Glauque (BE)
Qu’est-ce que Glauque ? Une couleur ? Une ambiance ? Une époque ? Ou bien le tout résumé dans les exploits d’un groupe dont la genèse remonte à 2017 quand Louis Lemage, étudiant en rupture de cursus qui souhaitait transposer ses textes écorchés en chansons, réalise quelques maquettes avec Aadriejan Montens, élève au conservatoire de Namur en Belgique. Quelques mois plus tard, Baptiste et Lucas, eux-mêmes étudiants au Conservatoire les rejoignent et les quatre ne tardent pas à donner leurs premiers concerts, rendant nécessaire l’adoption d’un nom. Glauque donc.

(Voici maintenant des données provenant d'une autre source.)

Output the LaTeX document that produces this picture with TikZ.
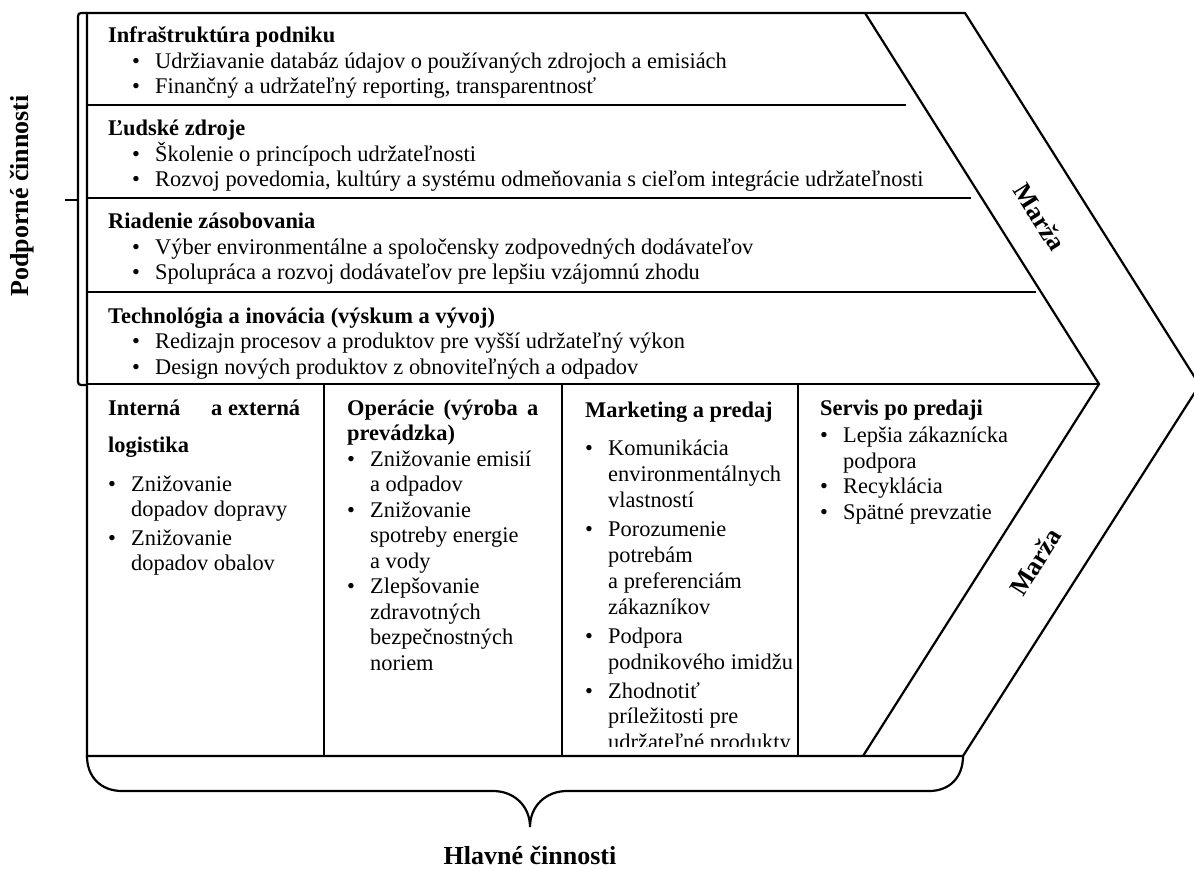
\documentclass[tikz,border=0pt]{standalone}
\usepackage{fontspec}
\setmainfont{Liberation Serif}
\usepackage{enumitem}
\setlist[itemize]{label=\textbullet,leftmargin=23pt,labelwidth=9pt,labelsep=14pt,align=left,topsep=0pt,partopsep=0pt,itemsep=0pt,parsep=0pt}

\tikzset{
  frameline/.style={line width=2.2pt, line join=miter},
  txt/.style={anchor=base west, inner sep=0pt, align=flush left, font=\fontsize{22.4}{25.5}\selectfont},
  supp/.style={txt, text width=950pt},
  prim/.style={txt, text width=192pt},
  big/.style={inner sep=0pt, font=\bfseries\fontsize{26}{28}\selectfont}
}

\begin{document}
\begin{tikzpicture}[x=1pt,y=-1pt]
  \useasboundingbox (0,0) rectangle (1194,869);

  % chevron outline
  \draw[frameline] (87,13) -- (965,13) -- (1199.6,385) -- (963,756) -- (87,756) -- cycle;
  \draw[frameline] (865,13) -- (1099,384) -- (863,756);
  % support rows
  \draw[frameline] (87,105) -- (906,105);
  \draw[frameline] (87,198) -- (971,198);
  \draw[frameline] (87,292) -- (1036,292);
  \draw[frameline] (87,384) -- (1099,384);
  % primary columns
  \foreach \x in {324,562,798}
    \draw[frameline] (\x,384) -- (\x,756);

  % braces
  \draw[frameline, rounded corners=3pt] (87,13) -- (78,13) -- (78,385) -- (87,385);
  \draw[frameline] (78,200) -- (65,200);
  \draw[frameline] (87,756) .. controls (87,777) and (101,791) .. (122,791) -- (493,791)
    .. controls (514,791) and (530,806) .. (530,827)
    .. controls (530,806) and (546,791) .. (567,791) -- (929,791)
    .. controls (950,791) and (963,777) .. (963,756);

  % support activities
  \node[supp] (infra) at (108,43) {\textbf{Infraštruktúra podniku}
    \begin{itemize}[leftmargin=47pt]
      \item Udržiavanie databáz údajov o používaných zdrojoch a emisiách
      \item Finančný a udržateľný reporting, transparentnosť
    \end{itemize}};
  \node[supp] (hr) at (108,136) {\textbf{Ľudské zdroje}
    \begin{itemize}[leftmargin=47pt]
      \item Školenie o princípoch udržateľnosti
      \item Rozvoj povedomia, kultúry a systému odmeňovania s cieľom integrácie udržateľnosti
    \end{itemize}};
  \node[supp] (supply) at (108,229) {\textbf{Riadenie zásobovania}
    \begin{itemize}[leftmargin=47pt]
      \item Výber environmentálne a spoločensky zodpovedných dodávateľov
      \item Spolupráca a rozvoj dodávateľov pre lepšiu vzájomnú zhodu
    \end{itemize}};
  \node[supp] (tech) at (108,323) {\textbf{Technológia a inovácia (výskum a vývoj)}
    \begin{itemize}[leftmargin=47pt]
      \item Redizajn procesov a produktov pre vyšší udržateľný výkon
      \item Design nových produktov z obnoviteľných a odpadov
    \end{itemize}};

  % primary activities
  \node[prim] (logist) at (108,415) {\textbf{Interná\hfill a externá}\\[12pt]\textbf{logistika}
    \begin{itemize}[topsep=13pt,itemsep=3pt]
      \item Znižovanie\newline dopadov dopravy
      \item Znižovanie\newline dopadov obalov
    \end{itemize}};
  \node[prim, text width=191pt] (oper) at (347,415) {\textbf{Operácie\hfill(výroba\hfill a}\\\textbf{prevádzka)}
    \begin{itemize}
      \item Znižovanie emisií\newline a odpadov
      \item Znižovanie\newline spotreby energie\newline a vody
      \item Zlepšovanie\newline zdravotných\newline bezpečnostných\newline noriem
    \end{itemize}};
  \begin{scope}
    \clip (562,384) rectangle (798,746);
    \node[prim, text width=230pt, font=\fontsize{22.4}{25.9}\selectfont] (market) at (585,417) {\textbf{Marketing a predaj}
      \begin{itemize}[topsep=13pt,itemsep=3pt]
        \item Komunikácia\newline environmentálnych\newline vlastností
        \item Porozumenie\newline potrebám\newline a preferenciám\newline zákazníkov
        \item Podpora\newline podnikového imidžu
        \item Zhodnotiť\newline príležitosti pre\newline udržateľné produkty
      \end{itemize}};
  \end{scope}
  \node[prim, text width=250pt] (service) at (820,415) {\textbf{Servis po predaji}
    \begin{itemize}[topsep=2pt]
      \item Lepšia zákaznícka\newline podpora
      \item Recyklácia
      \item Spätné prevzatie
    \end{itemize}};

  % labels
  \node[big, rotate=-57.8] (margin1) at (1040,217) {Marža};
  \node[big, rotate=57.8] (margin2) at (1035,562) {Marža};
  \node[big, rotate=90] (supplab) at (22,196) {Podporné činnosti};
  \node[big] (primlab) at (530,855) {Hlavné činnosti};
\end{tikzpicture}
\end{document}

Faisant suite à l’EP Glauque, un maxi de 6 titres qui regroupait leurs premiers singles, Les gens passent, le temps reste est leur premier album. Comme le nom du groupe qui joue de la polysémie, la musique de Glauque se distingue par son ambivalence à exprimer le mal et la rage de vivre. « Faire face à la perte avec ce qu’elle laisse en nous de bon et de moins bon » : voilà abrégé l’esprit parcourant les 12 titres de Les gens passent, le temps reste. Une perte qui ne se limite pas à la sensation d’impermanence que trahit le titre de l’album, ni au Deuil que porte sur 10 minutes le morceau final. Elle ne coïncide qu’en partie à la rupture amoureuse de Bleu.e, au désenchantement de Plan Large, au fatalisme de Pas le Choix.
Non, ce qui semble avoir été perdu en chemin serait plutôt le sentiment même d’exister. Ou d’exister mal, incomplètement. D’où cet élan de lucidité refondateur qu’exprime Plusieurs Moi où Louis est renvoyé à lui- même, à ses doutes lui faisant déclarer « je ne suis pas un artiste« . D’où les autoportraits sans concession de Friable et Noir, où les mots dénoncent les impostures, celle de l’auteur comme celles propres à tout un chacun, quitte à en sortir avec le visage meurtri d’un boxeur après le gong. Si l’on pense passagèrement à l’art de l’autoflagellation cher à Brel, les beats industriels, comme produits par les valves et les soupapes de la salle des machines d’un brise-glace, nous ramènent irrémédiablement à une implacable modernité dont on ne peut échapper que par l’ivresse, de la danse notamment. Chaque texte s’apparente ainsi à un saut dans l’abîme d’une époque dénuée d’horizon. Fonder une famille ? Rance y renonce définitivement. Une démarche nihiliste ? Plutôt une quête de vérité. Ne mentir ni à soi-même, ni aux autres. Admettre que l’on puisse être multiple dans un monde qui répugne à reconnaître toute complexité. Supporter la mortalité sans chercher la moindre consolation dans un passé mythifié, sans quérir le refuge d’une mélancolie saturnienne, sans croire à l’amour tout en le cherchant. Et faire du désespoir un lien combatif.